AS no one has responded so far... I have not tested DiXactol so far as I have not seen it in Germany. But having used two bath developer I can tell you that most films have a similar processing time. The reason is the limit of adsorption of the film, a certain film can pick up a certain amount of developer in the first bath, most times will be around 4 to 5 mins (may vary with developer concentration). While development in the second bath is until the exhaustion of developer from first bath, so times for different films should be closed as in bath one.

Nether the less an improvement can be possible by fine tuning the times for individual films.

I do assume that a small Masko tank is a roughly 500 ml tank for inversion.

Wolfram

-- Wolfram Kollig (kollig@ipfdd.de), August 16, 2000.
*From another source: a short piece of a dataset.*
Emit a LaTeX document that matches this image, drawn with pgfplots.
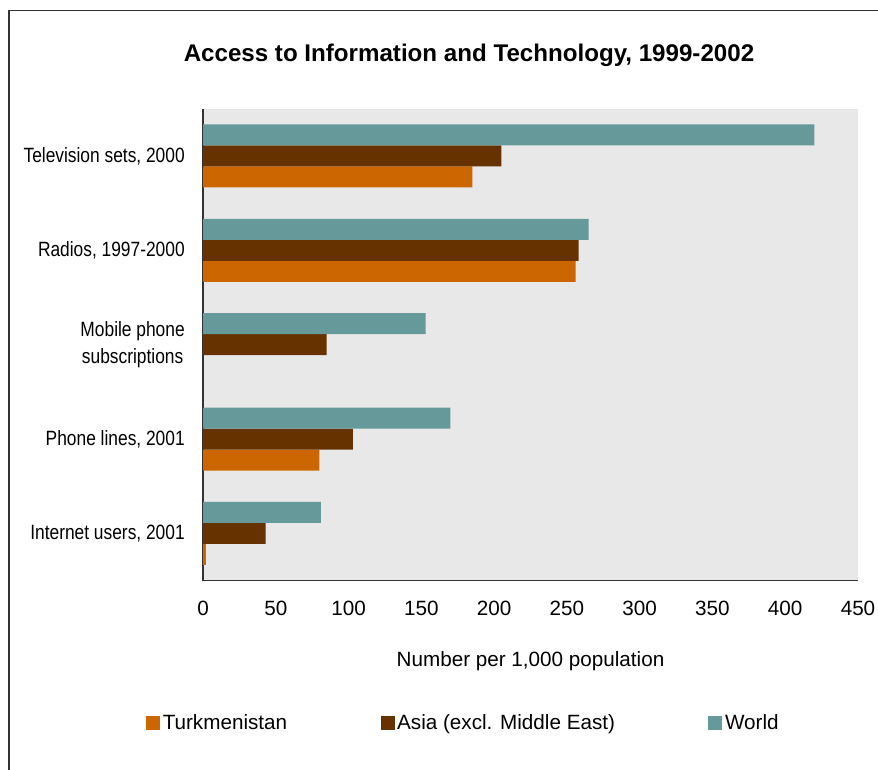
\documentclass[border=0pt]{standalone}
\usepackage{pgfplots}
\pgfplotsset{compat=1.18}
\usepackage{fontspec}
\setmainfont{Liberation Sans}
\newfontfamily\narrowfont{Liberation Sans}[FakeStretch=0.84]
\definecolor{world}{HTML}{669999}
\definecolor{asia}{HTML}{663300}
\definecolor{turk}{HTML}{CC6600}
\definecolor{bgc}{HTML}{E8E8E8}
\definecolor{framec}{HTML}{333333}
\begin{document}
\begin{tikzpicture}[x=0.75pt,y=0.75pt]
\useasboundingbox (0,0) rectangle (878,770);
\draw[framec, line width=0.9pt] (9,0) -- (9,759.3) -- (878,759.3);
\node[font=\fontsize{18.1}{21}\selectfont\bfseries] at (469,715) {Access to Information and Technology, 1999-2002};
\begin{axis}[
  at={(152.25pt,142pt)}, anchor=south west,
  width=491.25pt, height=354pt, scale only axis,
  xbar, bar width=0.2225,
  xmin=0, xmax=450, ymin=-0.5, ymax=4.5,
  xtick={0,50,...,450},
  ytick={0,1,2,3,4},
  yticklabels={{Internet users, 2001},{Phone lines, 2001},{Mobile phone\\subscriptions},{Radios, 1997-2000},{Television sets, 2000}},
  yticklabel style={font=\narrowfont\fontsize{15.5}{20}\selectfont, align=center, anchor=east, inner sep=0pt, xshift=-13.5pt},
  xticklabel style={font=\fontsize{15.5}{18}\selectfont, anchor=center, inner sep=0pt, yshift=-21pt},
  /pgf/number format/assume math mode=true,
  major tick length=0pt,
  axis x line*=bottom, axis y line*=left,
  axis line style={framec, line width=0.9pt, -},
  axis background/.style={fill=bgc},
  xlabel={Number per 1,000 population},
  xlabel style={font=\fontsize{15.5}{18}\selectfont, at={(axis description cs:0.5,-0.1695)}, anchor=center, inner sep=0pt},
  legend columns=3,
  legend style={at={(0.398,-0.3015)}, anchor=center, draw=none, fill=none,
    font=\fontsize{15.5}{18}\selectfont,
    /tikz/every even column/.append style={column sep=68pt},
    nodes={inner sep=2pt}},
  legend image code/.code={\fill[#1] (0pt,-5.25pt) rectangle (10.5pt,5.25pt);},
]
\addplot[fill=turk, draw=none, bar shift=-0.2225] coordinates {(2,0) (80,1) (256,3) (185,4)};
\addplot[fill=asia, draw=none, bar shift=0] coordinates {(43,0) (103,1) (85,2) (258,3) (205,4)};
\addplot[fill=world, draw=none, bar shift=0.2225] coordinates {(81,0) (170,1) (153,2) (265,3) (420,4)};
\legend{Turkmenistan, Asia (excl. Middle East), World}
\end{axis}
\end{tikzpicture}
\end{document}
For HP5+ DiXactol single-bath (compared to D-76 1:1) gives about a stop slower speed, big grain and high acutance (because of the big sharp grain) but doesn't resolve near as fine detail. It stains more brownish than PMK so shouldn't cause such extreme highlight compression when printing on VC paper.

After seeing such results, I didn't see any point in further testing.

Generally, two-bath developers give results that are fairly close with different films developed together or for the same time/temp/dilution. That's fairly close, as in printable, but certainly not the same. _Some_ pairs of films give essentially the same results when developed to the same specs in some developers while another film may be wildly different. It all depends on what films and what developers.